November 1st, 2014


The stories of Hussein’s Egyptian Childhood discuss interesting themes of religious tradition, considering the definition of religious devotion and the various forms that it takes at different ages. The young child, practically blind and thus rendered incapable of many of the professions or routes of education which otherwise would have been available to him. Sent to a religious school at the young age, the child was charged with the assignment of memorizing the Qur’an. He began to mindlessly memorize, often failing to meaningfully commit the passages to memory, forgetting them when his father called upon him to recite for their friends. His remarkable short-term capacity for the revered words raised questions over the value of memorization: incorporation of the holy text into himself was a religious tradition, but the value of the text finds itself in the meaning of the words and the hope and nuances in the language. Is memorization valuable, or is it a form of indoctrination?

This is reflected in the American tradition of recitation of the Pledge of Allegiance. “I pledge allegiance to the flag of the United States of America,” kindergartners are taught to recite. “And to the republic, for which it stands, one nation, under God, indivisible-“ a word that surely these young children cannot understand. They learn to worship the republic before they learn about the problems it has caused and the injustices it not only permitted but encouraged. “With liberty and justice for all” is a promise yet to be delivered for many different interest groups in the US, and yet loyalty is indoctrinated blindly at an incredibly young age. I think that considering Qur’anic memorization can be viewed with a moderately similar lense: without learning about political uses of the religion (like the political uses of loyalty, with the Pledge) or the implications of that text in the society in which one lives.
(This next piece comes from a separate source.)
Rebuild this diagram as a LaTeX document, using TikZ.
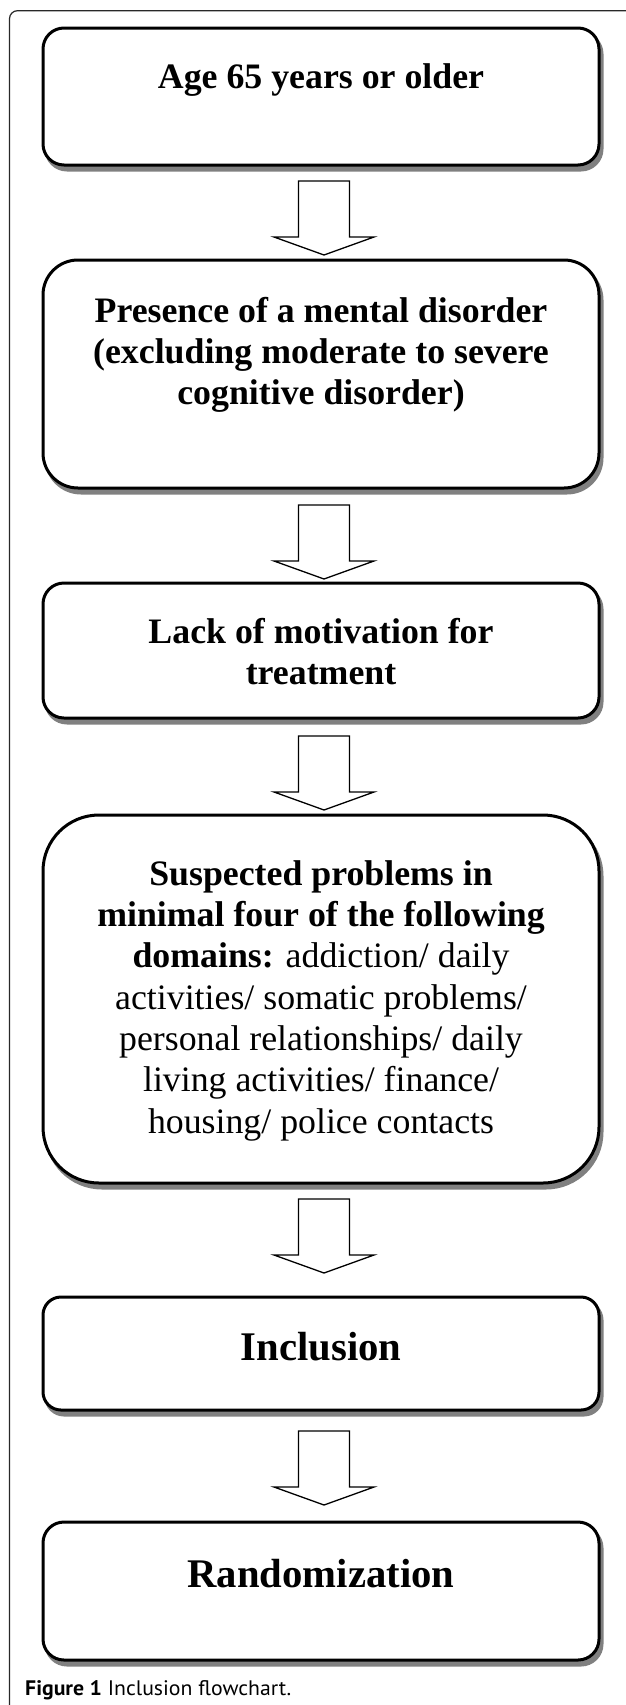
\documentclass[tikz,border=0pt]{standalone}
\usepackage{graphicx}
\usepackage{fontspec}
\setmainfont{Liberation Serif}
\newfontfamily\capfont{PT Sans}
\usetikzlibrary{shadows,calc}
\definecolor{shadowgray}{RGB}{128,128,128}
\definecolor{framecol}{RGB}{40,40,40}
\tikzset{
  flowbox/.style={draw=black, line width=3pt, fill=white, minimum width=556pt, inner sep=0pt,
    drop shadow={shadow xshift=3pt, shadow yshift=-5pt, fill=shadowgray, draw=shadowgray, line width=3pt, opacity=1}},
  boxtext/.style={anchor=north, inner sep=0pt, align=center, font=\fontsize{35.8}{41.3}\selectfont},
  bigtext/.style={anchor=north, inner sep=0pt, align=center, font=\fontsize{40.7}{46}\selectfont\bfseries},
  blockarrow/.pic={\draw[line width=1.3pt, fill=white] (-25.5,0) -- (25.5,0) -- (25.5,56) -- (50,56) -- (0,74) -- (-50,56) -- (-25.5,56) -- cycle;}
}
\begin{document}
\begin{tikzpicture}[x=1pt, y=-1pt]
\useasboundingbox (0,0) rectangle (625,1705);
\fill[white] (0,0) rectangle (625,1705);
% outer frame
\draw[framecol, line width=1.2pt, rounded corners=8pt] (627,10.7) -- (9.5,10.7) -- (9.5,1707);
% boxes
\node[flowbox, rounded corners=21pt, minimum height=137pt] (b1) at (321,96.5) {};
\node[flowbox, rounded corners=35pt, minimum height=228pt] (b2) at (321,374) {};
\node[flowbox, rounded corners=21pt, minimum height=135pt] (b3) at (321,650.5) {};
\node[flowbox, rounded corners=56pt, minimum height=368pt] (b4) at (321,999) {};
\node[flowbox, rounded corners=18pt, minimum height=113pt] (b5) at (321,1353.5) {};
\node[flowbox, rounded corners=21pt, minimum height=138pt] (b6) at (321,1591) {};
% texts
\node[boxtext] (t1) at (321,58) {\rule{0pt}{30pt}\textbf{Age 65 years or older}};
\node[boxtext] (t2) at (321,292) {\rule{0pt}{30pt}\textbf{Presence of a mental disorder}\\ \textbf{(excluding moderate to severe}\\ \textbf{cognitive disorder)}};
\node[boxtext] (t3) at (321,613) {\rule{0pt}{30pt}\textbf{Lack of motivation for}\\ \textbf{treatment}};
\node[boxtext] (t4) at (321,855) {\rule{0pt}{30pt}\textbf{Suspected problems in}\\ \textbf{minimal four of the following}\\ \textbf{domains:} addiction/ daily\\ activities/ somatic problems/\\ personal relationships/ daily\\ living activities/ finance/\\ housing/ police contacts};
\node[bigtext] (t5) at (321,1330) {\rule{0pt}{30pt}Inclusion};
\node[bigtext] (t6) at (321,1557) {\rule{0pt}{30pt}Randomization};
% block arrows
\pic (a1) at (324,181) {blockarrow};
\pic (a2) at (324,505) {blockarrow};
\pic (a3) at (324,736) {blockarrow};
\pic (a4) at (324,1199) {blockarrow};
\pic (a5) at (324,1431) {blockarrow};
% caption
\node[anchor=base west, inner sep=0pt, font=\capfont\fontsize{21}{24}\selectfont] (cap) at (25,1695) {\resizebox{266pt}{\height}{\textbf{Figure 1} Inclusion flowchart.}};
\end{tikzpicture}
\end{document}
This poem explores the parallels between two societies, comparing the highly traditional one of Hussein’s autobiography with a supposedly advanced, tolerant and modern society. Indoctrination is not a characteristic assigned solely to religion, nor to Islam, and this poem attempts to deconstruct the stereotype of nonsensical religious recitation as belonging solely to the Islamic tradition by demonstrating its application in modern American society.